Naipablaak: 15.09.2021
Today is one of those days when you would just stay in bed on any other occasion. It's pouring rain. So I putter around for a long time, book a few accommodations for the next few days, and take my time before saying goodbye to Jason. He's been working for 14 days straight, he says. As I bid him farewell, I ask him what it's like here in the winter, and he shows me pictures on his phone of a snow-covered landscape and his snowmobile. He tells me that if people die at the beginning of winter, it can take up to 5 months for a burial to be possible. They stay in the morgue until then. He laughs when I suggest keeping them at home in the garage. 'Against the law.' And most people would choose cremations for this reason as well.
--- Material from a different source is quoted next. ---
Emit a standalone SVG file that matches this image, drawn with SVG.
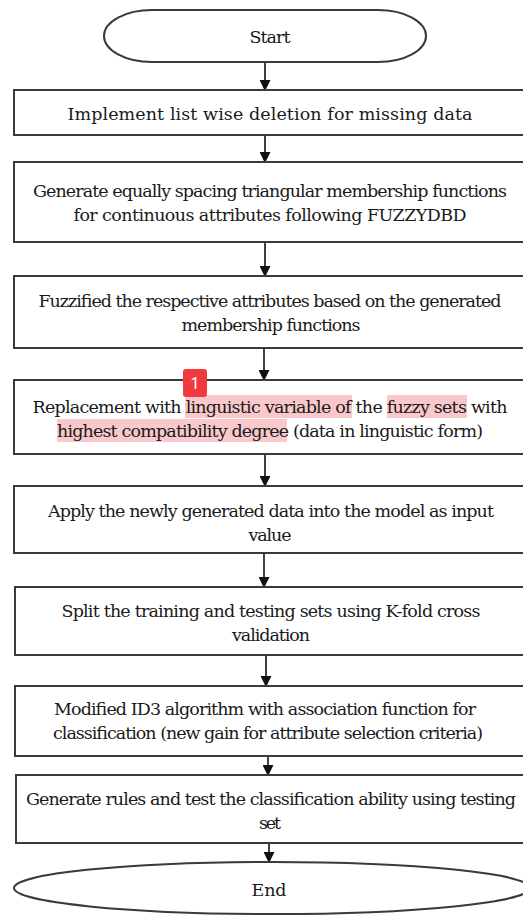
<svg xmlns="http://www.w3.org/2000/svg" width="523" height="915" viewBox="0 0 523 915">
<style>
.box{fill:#fff;stroke:#3a3a3a;stroke-width:2}
.t{font-size:17.5px;fill:#1a1a1a;text-anchor:middle}
.cn line{stroke:#111;stroke-width:1.6}
.hl{fill:#f7b6b8;opacity:0.75}
</style>
<defs>
<marker id="ah" viewBox="0 0 10 10" refX="9" refY="5" markerWidth="11" markerHeight="11" orient="auto" markerUnits="userSpaceOnUse">
<path d="M0,0 L10,5 L0,10 z" fill="#111"/>
</marker>
</defs>
<rect width="523" height="915" fill="#fff"/>
<g class="cn">
<line x1="265" y1="62" x2="265" y2="90" marker-end="url(#ah)"/>
<line x1="265" y1="135" x2="265" y2="162" marker-end="url(#ah)"/>
<line x1="265" y1="242" x2="265" y2="276" marker-end="url(#ah)"/>
<line x1="264" y1="348" x2="264" y2="380" marker-end="url(#ah)"/>
<line x1="265" y1="454" x2="265" y2="486" marker-end="url(#ah)"/>
<line x1="264" y1="553" x2="264" y2="587" marker-end="url(#ah)"/>
<line x1="266" y1="655" x2="266" y2="686" marker-end="url(#ah)"/>
<line x1="268" y1="756" x2="268" y2="775" marker-end="url(#ah)"/>
<line x1="269" y1="843" x2="269" y2="862" marker-end="url(#ah)"/>
</g>
<g font-family="DejaVu Serif, Liberation Serif, serif">
<g id="start">
<rect class="box" x="104" y="10" width="322" height="52" rx="48" ry="26"/>
<text class="t" x="270" y="43" textLength="41">Start</text>
</g>
<g id="n1">
<rect class="box" x="14" y="90" width="520" height="45"/>
<text class="t" x="270" y="120" textLength="405">Implement list wise deletion for missing data</text>
</g>
<g id="n2">
<rect class="box" x="14" y="162" width="520" height="80"/>
<text class="t" x="270" y="197" textLength="474">Generate equally spacing triangular membership functions</text>
<text class="t" x="270" y="221" textLength="393">for continuous attributes following FUZZYDBD</text>
</g>
<g id="n3">
<rect class="box" x="14" y="276" width="520" height="72"/>
<text class="t" x="270" y="307" textLength="463">Fuzzified the respective attributes based on the generated</text>
<text class="t" x="271" y="331" textLength="179">membership functions</text>
</g>
<g id="n4">
<rect class="box" x="14" y="380" width="520" height="74"/>
<rect class="hl" x="185" y="395" width="167" height="23"/>
<rect class="hl" x="387" y="395" width="80" height="23"/>
<rect class="hl" x="57" y="419" width="230" height="23"/>
<text class="t" x="270" y="413" textLength="475">Replacement with linguistic variable of the fuzzy sets with</text>
<text class="t" x="270" y="437" textLength="426">highest compatibility degree (data in linguistic form)</text>
<rect x="183" y="369" width="24" height="28" rx="3" fill="#f03a3e"/>
<text x="195" y="389" font-family="Roboto, Liberation Sans, sans-serif" font-size="16" fill="#fff" text-anchor="middle">1</text>
</g>
<g id="n5">
<rect class="box" x="14" y="486" width="520" height="67"/>
<text class="t" x="271" y="517" textLength="446">Apply the newly generated data into the model as input</text>
<text class="t" x="270" y="541" textLength="43">value</text>
</g>
<g id="n6">
<rect class="box" x="15" y="587" width="520" height="68"/>
<text class="t" x="271" y="617" textLength="419">Split the training and testing sets using K-fold cross</text>
<text class="t" x="271" y="641" textLength="78">validation</text>
</g>
<g id="n7">
<rect class="box" x="15" y="686" width="520" height="70"/>
<text class="t" x="265" y="715" textLength="422">Modified ID3 algorithm with association function for</text>
<text class="t" x="268" y="739" textLength="430">classification (new gain for attribute selection criteria)</text>
</g>
<g id="n8">
<rect class="box" x="16" y="775" width="520" height="68"/>
<text class="t" x="271" y="805" textLength="490">Generate rules and test the classification ability using testing</text>
<text class="t" x="270" y="829" textLength="22">set</text>
</g>
<g id="end">
<ellipse class="box" cx="272" cy="888" rx="258" ry="26"/>
<text class="t" x="269" y="896" textLength="35">End</text>
</g>
</g>
</svg>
When I leave, it's still raining, and it continues to rain the whole way down Highway 134 until I turn onto the Acadian Peninsula. Countless simple little houses line practically the entire shoreline of the nearly 100 km route, and I wonder who lives here. Because I don't really see any jobs here. Hardly any larger settlements, hardly any industry, and tourism doesn't seem to be the main source of income either. I see a few campgrounds and a few small motels on the drive. Even though the houses are small, they are still very well-maintained, and the properties are huge. Maybe older residents settle here, the prices shouldn't be too high. But here you live in the middle of nowhere.
The Acadian Peninsula is once again French-influenced, which I take in stride. I read about it before. In Shippagan, there is an aquarium, and even though it wasn't on my itinerary, it's on the way so I check it out. In terms of size, it can only be described as tiny, but lovingly done. And the entrance fee of 6 euros is definitely on the lower end. The most interesting thing to me was the lobsters and their different colors. There are genetic variations, and in addition to the normal brown color, 1 out of 2 million is blue, 1 out of 10 million is orange, and 1 out of 30 million is yellow or calico (orange-black). The white albino lobsters are very rare, 1 out of 100 million - but they don't have one there. They have specimens of the others. Damn, and I wanted to eat one of those creatures, now I feel sorry for them.
The furthest point on the peninsula is Miscou Island, the Misco Lighthouse. And when I arrive there, the rain has stopped. I love places like this. Far away from everything, hardly visited, and you stand at the point where there is no further. So to speak, Lands End. I thoroughly enjoy these moments with a strong wind and get some energy for the drive to the next motel. It's another 150 km, and just as I start driving, it starts raining again. What luck. I got to experience the magical place dry for 90 minutes.
Until Miramichi, where the next Days Inn is located, the weather doesn't change. But as I enter the town, it becomes dramatic. It's not raining anymore, it's not even pouring, it's pouring in an intensity I have never experienced before. The water accumulates on the road in minutes, and in the convoy I'm driving in, fountains rise from every car. I just hope the motel is not in a dip. After 20 minutes at a speed of 20, I arrive and ask the girl at the reception if this is normal. She denies it. It has never been this bad before. But just as quickly, the spell is broken. And tomorrow it's supposed to be better again. Tomorrow - that's when my trip really begins. I will drive to Nova Scotia. For many, the most beautiful province in eastern Canada.